--- Start Given records ---

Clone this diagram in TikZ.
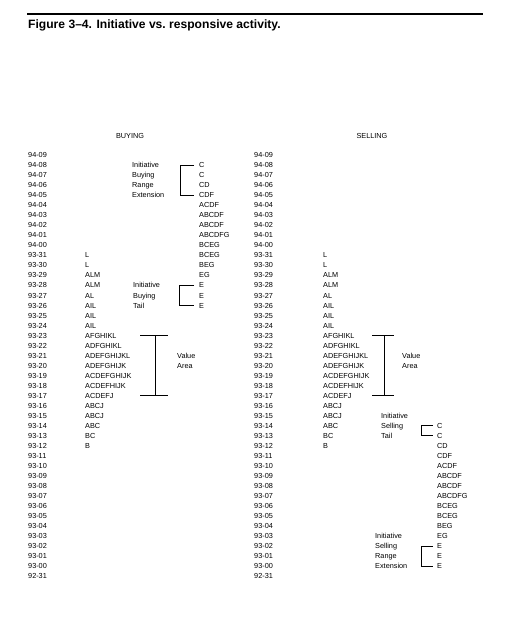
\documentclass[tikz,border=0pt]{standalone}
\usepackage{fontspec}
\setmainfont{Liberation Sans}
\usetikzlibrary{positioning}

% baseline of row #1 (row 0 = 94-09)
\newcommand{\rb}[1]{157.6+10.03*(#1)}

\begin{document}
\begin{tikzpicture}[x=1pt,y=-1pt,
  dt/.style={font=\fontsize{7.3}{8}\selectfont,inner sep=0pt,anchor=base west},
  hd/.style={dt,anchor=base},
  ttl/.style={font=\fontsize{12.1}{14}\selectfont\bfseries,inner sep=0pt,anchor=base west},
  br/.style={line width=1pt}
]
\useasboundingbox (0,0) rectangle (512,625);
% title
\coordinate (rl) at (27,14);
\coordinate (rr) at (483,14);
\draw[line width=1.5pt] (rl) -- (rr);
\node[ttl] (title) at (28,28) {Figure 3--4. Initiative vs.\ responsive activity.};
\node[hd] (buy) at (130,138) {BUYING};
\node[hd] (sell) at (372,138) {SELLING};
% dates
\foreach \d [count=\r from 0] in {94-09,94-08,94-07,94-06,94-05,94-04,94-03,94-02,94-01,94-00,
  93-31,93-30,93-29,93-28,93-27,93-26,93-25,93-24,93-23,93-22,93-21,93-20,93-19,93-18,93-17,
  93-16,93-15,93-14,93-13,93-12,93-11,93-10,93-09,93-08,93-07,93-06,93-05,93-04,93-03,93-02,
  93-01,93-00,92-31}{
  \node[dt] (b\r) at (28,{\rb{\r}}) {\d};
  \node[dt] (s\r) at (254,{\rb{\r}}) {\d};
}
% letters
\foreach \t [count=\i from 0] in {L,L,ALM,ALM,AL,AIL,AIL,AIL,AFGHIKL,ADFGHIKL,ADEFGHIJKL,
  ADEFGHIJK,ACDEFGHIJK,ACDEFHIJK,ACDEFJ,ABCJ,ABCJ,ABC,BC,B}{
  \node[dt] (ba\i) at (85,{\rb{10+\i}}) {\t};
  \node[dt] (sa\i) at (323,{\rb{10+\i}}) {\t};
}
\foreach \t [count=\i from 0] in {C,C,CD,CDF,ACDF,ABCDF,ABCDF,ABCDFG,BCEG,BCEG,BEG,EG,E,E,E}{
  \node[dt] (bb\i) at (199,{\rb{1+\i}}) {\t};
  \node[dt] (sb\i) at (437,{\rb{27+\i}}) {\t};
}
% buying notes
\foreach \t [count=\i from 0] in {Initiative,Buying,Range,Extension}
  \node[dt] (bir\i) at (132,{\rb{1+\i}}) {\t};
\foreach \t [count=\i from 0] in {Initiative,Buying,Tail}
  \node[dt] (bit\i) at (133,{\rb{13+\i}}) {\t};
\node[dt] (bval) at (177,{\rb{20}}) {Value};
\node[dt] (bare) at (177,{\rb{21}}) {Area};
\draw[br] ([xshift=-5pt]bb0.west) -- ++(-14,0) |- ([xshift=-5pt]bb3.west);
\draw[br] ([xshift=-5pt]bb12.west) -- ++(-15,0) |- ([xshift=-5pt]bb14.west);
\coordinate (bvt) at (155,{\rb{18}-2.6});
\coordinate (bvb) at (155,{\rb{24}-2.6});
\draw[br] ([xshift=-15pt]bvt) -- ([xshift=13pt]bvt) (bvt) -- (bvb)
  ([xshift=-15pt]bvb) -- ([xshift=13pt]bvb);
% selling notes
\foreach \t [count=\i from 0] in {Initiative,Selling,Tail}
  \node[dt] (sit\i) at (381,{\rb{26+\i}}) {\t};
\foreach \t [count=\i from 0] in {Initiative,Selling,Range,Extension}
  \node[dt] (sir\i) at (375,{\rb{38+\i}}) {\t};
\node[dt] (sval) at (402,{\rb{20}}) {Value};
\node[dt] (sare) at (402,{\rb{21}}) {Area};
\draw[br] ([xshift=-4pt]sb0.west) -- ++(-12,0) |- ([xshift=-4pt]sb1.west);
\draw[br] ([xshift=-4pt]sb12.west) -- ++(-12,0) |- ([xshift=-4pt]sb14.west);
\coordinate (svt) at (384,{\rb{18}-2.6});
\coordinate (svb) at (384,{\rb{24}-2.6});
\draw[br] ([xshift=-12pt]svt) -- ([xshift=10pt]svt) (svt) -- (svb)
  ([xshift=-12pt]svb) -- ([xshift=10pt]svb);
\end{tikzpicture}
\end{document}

--- End Given records ---
--- Start Given records ---

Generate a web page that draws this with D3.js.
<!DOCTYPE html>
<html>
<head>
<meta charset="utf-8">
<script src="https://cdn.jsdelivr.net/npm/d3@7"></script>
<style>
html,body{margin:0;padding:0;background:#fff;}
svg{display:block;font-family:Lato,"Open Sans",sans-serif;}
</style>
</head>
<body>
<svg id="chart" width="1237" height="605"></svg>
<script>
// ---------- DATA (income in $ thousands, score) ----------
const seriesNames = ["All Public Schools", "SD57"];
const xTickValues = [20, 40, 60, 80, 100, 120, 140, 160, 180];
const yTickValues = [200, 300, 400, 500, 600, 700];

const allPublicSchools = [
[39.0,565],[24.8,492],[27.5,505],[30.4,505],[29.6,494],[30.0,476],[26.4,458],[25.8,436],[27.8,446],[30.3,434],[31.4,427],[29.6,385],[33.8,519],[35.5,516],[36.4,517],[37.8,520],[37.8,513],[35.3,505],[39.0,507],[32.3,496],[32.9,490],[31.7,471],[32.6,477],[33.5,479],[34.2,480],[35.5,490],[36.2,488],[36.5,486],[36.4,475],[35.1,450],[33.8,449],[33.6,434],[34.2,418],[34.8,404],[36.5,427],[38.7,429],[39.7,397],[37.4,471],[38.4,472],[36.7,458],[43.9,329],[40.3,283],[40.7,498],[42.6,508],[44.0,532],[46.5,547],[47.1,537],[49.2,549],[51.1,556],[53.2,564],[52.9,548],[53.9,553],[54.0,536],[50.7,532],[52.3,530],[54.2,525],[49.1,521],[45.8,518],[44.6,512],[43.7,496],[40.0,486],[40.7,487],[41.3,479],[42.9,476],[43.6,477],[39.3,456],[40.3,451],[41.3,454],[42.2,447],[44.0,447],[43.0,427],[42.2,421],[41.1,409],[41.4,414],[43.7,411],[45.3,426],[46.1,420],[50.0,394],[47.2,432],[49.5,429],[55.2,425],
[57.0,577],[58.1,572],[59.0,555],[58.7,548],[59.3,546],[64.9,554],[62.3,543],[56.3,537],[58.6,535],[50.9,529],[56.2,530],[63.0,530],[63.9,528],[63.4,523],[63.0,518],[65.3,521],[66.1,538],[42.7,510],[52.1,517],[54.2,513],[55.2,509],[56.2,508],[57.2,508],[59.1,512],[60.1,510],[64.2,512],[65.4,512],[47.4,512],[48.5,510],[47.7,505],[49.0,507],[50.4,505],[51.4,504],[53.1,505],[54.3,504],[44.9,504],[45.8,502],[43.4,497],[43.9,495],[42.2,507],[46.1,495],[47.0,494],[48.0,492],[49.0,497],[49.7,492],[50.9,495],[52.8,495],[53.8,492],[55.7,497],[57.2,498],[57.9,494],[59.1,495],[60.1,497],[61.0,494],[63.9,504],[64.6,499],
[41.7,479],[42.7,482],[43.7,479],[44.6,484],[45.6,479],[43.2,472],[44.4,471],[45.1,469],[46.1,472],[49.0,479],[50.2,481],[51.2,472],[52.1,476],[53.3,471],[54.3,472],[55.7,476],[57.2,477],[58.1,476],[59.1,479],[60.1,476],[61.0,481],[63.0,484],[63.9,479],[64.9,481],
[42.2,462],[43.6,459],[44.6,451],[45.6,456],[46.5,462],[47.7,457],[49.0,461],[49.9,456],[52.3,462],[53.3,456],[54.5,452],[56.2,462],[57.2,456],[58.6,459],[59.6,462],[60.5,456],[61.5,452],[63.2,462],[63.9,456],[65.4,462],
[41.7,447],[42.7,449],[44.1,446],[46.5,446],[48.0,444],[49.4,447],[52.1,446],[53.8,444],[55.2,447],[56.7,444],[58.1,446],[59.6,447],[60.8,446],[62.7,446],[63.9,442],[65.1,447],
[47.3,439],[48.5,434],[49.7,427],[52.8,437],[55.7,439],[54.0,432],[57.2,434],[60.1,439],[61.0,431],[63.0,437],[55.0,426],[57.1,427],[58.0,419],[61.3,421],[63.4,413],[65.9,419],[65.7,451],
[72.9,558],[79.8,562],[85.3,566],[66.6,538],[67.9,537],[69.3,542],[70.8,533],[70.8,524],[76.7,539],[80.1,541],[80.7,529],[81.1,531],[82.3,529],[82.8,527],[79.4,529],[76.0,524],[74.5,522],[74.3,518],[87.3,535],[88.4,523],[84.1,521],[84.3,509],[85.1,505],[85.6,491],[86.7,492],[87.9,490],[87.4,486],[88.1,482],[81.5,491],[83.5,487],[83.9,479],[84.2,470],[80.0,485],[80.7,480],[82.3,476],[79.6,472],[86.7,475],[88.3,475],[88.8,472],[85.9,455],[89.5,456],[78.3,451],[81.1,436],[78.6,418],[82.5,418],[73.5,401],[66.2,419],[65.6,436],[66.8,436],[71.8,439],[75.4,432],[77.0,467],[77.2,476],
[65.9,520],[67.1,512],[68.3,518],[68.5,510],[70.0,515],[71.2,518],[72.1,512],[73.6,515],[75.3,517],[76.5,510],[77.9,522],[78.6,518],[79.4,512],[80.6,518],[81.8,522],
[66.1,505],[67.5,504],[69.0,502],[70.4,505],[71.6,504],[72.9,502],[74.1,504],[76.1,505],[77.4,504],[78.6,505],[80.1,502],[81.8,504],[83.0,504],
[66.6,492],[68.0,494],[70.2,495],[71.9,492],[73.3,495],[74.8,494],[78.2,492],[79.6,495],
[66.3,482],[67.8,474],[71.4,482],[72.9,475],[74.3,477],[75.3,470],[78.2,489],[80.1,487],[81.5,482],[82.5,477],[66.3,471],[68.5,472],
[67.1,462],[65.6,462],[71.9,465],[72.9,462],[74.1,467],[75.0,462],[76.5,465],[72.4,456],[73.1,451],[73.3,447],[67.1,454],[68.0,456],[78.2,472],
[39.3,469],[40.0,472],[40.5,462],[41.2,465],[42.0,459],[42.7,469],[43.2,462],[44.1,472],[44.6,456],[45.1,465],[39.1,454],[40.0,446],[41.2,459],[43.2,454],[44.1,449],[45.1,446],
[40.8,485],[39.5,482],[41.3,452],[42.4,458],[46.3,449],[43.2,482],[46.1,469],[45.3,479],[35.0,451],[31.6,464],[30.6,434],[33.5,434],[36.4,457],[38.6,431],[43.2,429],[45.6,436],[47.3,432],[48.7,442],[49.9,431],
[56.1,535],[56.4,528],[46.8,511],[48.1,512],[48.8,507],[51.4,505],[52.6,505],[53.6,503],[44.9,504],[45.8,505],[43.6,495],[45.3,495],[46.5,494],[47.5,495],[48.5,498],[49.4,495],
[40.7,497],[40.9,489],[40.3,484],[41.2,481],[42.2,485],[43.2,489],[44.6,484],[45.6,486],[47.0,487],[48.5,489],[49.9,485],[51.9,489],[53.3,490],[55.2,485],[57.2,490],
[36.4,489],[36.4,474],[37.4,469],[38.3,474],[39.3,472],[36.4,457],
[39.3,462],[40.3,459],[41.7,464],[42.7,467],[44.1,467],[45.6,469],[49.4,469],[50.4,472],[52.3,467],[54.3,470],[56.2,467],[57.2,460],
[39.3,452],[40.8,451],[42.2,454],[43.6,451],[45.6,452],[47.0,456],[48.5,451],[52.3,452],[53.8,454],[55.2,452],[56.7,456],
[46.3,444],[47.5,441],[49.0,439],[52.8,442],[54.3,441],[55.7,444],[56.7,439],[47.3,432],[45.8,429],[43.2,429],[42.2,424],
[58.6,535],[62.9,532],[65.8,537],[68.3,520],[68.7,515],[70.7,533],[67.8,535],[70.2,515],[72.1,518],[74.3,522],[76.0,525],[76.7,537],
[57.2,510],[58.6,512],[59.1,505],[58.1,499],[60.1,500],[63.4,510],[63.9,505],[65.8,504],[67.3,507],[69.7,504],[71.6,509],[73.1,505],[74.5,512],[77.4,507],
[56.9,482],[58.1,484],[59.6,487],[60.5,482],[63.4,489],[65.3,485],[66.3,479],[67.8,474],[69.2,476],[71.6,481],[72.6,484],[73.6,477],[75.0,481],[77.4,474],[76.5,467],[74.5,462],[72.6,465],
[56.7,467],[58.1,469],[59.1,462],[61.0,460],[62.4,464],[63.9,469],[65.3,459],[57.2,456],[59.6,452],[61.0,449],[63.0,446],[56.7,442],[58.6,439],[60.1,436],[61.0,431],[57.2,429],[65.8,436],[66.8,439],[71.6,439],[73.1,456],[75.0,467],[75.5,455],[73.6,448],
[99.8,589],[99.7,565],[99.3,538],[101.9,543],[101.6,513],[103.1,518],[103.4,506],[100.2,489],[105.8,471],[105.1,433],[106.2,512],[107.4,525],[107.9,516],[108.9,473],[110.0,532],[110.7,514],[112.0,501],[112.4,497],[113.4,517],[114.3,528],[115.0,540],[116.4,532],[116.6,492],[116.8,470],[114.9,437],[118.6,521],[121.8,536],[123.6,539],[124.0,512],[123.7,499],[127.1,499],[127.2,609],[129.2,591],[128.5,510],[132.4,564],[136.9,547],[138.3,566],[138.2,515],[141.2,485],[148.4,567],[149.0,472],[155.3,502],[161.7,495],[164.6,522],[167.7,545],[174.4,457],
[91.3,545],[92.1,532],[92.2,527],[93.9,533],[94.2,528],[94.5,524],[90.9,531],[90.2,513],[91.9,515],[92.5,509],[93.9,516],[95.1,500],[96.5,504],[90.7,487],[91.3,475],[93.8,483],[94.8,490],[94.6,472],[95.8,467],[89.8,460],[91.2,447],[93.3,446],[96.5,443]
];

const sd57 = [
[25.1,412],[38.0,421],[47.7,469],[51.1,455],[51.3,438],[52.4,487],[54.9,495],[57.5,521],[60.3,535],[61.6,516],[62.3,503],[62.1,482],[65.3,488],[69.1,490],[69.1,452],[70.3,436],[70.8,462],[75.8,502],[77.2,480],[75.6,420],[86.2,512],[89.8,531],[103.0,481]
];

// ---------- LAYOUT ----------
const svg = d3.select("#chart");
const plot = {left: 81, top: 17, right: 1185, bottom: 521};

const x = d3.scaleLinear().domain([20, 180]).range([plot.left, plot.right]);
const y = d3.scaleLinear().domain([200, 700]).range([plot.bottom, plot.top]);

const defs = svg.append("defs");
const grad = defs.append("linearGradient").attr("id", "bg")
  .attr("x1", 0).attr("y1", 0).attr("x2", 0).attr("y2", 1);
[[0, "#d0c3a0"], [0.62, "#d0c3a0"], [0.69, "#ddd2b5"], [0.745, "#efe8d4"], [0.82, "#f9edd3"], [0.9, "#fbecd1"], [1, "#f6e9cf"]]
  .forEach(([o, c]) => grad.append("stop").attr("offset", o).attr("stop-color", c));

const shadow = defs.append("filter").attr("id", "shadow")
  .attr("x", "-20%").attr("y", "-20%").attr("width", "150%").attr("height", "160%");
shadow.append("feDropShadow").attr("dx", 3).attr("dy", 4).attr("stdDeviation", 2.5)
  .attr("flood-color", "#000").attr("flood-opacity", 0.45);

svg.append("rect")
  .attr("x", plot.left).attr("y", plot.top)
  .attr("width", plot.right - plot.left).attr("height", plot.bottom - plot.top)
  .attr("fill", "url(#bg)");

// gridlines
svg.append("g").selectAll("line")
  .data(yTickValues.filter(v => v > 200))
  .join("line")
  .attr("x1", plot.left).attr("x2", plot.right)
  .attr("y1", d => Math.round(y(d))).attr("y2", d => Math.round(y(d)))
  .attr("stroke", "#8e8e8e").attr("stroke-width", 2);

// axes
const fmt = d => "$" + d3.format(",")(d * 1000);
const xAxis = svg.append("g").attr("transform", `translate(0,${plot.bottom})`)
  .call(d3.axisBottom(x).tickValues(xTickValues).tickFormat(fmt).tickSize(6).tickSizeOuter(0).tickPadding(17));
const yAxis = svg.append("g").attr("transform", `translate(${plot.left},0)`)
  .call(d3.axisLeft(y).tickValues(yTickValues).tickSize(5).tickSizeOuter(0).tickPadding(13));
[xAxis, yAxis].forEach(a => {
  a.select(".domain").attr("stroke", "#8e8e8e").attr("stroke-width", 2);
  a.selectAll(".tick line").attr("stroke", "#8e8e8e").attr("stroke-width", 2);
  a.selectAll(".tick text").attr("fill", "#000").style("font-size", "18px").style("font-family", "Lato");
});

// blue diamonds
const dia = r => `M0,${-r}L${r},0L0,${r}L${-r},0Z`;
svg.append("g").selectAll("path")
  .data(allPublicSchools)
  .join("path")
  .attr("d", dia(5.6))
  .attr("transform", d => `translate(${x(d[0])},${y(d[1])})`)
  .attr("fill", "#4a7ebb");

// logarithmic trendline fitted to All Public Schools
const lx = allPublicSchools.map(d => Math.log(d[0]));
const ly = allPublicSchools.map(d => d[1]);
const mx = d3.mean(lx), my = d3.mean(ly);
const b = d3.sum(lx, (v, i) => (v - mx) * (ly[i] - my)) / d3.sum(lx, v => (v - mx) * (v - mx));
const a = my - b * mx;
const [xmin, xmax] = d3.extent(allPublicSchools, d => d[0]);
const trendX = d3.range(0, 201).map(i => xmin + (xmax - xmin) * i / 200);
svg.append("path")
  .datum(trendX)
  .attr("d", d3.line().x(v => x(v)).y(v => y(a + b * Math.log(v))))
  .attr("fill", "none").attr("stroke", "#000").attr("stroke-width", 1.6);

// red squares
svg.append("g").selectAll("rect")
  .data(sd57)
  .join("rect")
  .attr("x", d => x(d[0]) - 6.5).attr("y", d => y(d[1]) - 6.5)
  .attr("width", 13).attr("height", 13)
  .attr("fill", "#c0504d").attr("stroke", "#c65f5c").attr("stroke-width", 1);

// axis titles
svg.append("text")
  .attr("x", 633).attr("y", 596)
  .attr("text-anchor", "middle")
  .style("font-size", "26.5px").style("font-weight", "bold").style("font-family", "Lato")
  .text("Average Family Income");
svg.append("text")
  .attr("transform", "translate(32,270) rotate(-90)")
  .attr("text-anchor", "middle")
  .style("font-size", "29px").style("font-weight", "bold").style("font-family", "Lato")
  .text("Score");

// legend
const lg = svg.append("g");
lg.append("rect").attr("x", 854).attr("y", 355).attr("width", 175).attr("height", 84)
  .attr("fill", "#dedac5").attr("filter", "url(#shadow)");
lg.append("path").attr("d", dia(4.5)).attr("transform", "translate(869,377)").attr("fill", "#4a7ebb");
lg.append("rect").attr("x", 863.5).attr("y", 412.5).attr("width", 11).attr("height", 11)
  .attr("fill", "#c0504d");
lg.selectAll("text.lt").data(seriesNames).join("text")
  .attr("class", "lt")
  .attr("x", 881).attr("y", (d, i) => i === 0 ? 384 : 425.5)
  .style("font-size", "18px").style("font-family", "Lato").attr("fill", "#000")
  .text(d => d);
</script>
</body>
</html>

--- End Given records ---
--- Start Given records ---

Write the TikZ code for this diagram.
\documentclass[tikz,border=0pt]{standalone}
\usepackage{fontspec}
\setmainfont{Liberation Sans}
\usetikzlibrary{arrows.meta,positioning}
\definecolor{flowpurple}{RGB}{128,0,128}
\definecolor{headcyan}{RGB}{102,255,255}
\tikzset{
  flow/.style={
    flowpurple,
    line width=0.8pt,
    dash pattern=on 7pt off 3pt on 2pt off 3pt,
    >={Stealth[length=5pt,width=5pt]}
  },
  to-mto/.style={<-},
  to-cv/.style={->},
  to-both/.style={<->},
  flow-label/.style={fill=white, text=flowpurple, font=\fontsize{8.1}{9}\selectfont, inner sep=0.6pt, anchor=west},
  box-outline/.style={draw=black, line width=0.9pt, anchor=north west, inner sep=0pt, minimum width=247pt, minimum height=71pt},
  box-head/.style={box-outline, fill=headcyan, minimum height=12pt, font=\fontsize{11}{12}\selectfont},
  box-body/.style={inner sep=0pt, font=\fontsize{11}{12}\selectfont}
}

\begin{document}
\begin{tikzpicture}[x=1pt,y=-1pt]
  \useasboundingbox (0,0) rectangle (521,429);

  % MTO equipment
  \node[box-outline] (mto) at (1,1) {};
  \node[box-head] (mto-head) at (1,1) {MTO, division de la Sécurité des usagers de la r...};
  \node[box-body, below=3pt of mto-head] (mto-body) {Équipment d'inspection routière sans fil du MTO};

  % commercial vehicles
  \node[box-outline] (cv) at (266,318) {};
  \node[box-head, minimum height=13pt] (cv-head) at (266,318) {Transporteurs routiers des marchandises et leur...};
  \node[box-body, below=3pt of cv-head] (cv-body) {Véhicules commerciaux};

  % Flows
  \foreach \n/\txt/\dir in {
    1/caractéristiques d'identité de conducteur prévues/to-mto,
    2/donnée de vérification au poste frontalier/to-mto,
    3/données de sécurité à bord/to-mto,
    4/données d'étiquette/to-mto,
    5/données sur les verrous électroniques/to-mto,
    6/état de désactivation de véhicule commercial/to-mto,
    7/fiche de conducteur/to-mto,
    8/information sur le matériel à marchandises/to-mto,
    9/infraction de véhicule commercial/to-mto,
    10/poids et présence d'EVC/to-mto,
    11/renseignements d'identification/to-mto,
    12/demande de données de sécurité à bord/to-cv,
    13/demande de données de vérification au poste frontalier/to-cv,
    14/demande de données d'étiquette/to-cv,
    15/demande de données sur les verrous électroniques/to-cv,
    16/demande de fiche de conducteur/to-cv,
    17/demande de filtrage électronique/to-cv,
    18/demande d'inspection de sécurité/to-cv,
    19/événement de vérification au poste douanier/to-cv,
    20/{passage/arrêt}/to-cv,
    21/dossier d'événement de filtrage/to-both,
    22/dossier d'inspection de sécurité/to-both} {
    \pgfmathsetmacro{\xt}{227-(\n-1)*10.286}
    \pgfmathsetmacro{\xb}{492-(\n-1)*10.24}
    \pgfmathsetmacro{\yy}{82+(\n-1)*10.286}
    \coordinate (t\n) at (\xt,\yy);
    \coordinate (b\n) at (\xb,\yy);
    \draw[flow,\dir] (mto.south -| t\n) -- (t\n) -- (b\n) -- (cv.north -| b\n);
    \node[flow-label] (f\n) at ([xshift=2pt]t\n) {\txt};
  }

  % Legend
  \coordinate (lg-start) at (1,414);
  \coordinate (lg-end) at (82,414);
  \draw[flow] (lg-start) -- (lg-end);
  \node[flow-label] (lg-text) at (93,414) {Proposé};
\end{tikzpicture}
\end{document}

--- End Given records ---

Requirements:
Begin with the line containing "Write the TikZ code for this diagram.", end with the line containing "(0,0) rectangle (521,429);", and transcribe exactly every line in that span, with nothing added.

The answer:
Write the TikZ code for this diagram.
\documentclass[tikz,border=0pt]{standalone}
\usepackage{fontspec}
\setmainfont{Liberation Sans}
\usetikzlibrary{arrows.meta,positioning}
\definecolor{flowpurple}{RGB}{128,0,128}
\definecolor{headcyan}{RGB}{102,255,255}
\tikzset{
  flow/.style={
    flowpurple,
    line width=0.8pt,
    dash pattern=on 7pt off 3pt on 2pt off 3pt,
    >={Stealth[length=5pt,width=5pt]}
  },
  to-mto/.style={<-},
  to-cv/.style={->},
  to-both/.style={<->},
  flow-label/.style={fill=white, text=flowpurple, font=\fontsize{8.1}{9}\selectfont, inner sep=0.6pt, anchor=west},
  box-outline/.style={draw=black, line width=0.9pt, anchor=north west, inner sep=0pt, minimum width=247pt, minimum height=71pt},
  box-head/.style={box-outline, fill=headcyan, minimum height=12pt, font=\fontsize{11}{12}\selectfont},
  box-body/.style={inner sep=0pt, font=\fontsize{11}{12}\selectfont}
}

\begin{document}
\begin{tikzpicture}[x=1pt,y=-1pt]
  \useasboundingbox (0,0) rectangle (521,429);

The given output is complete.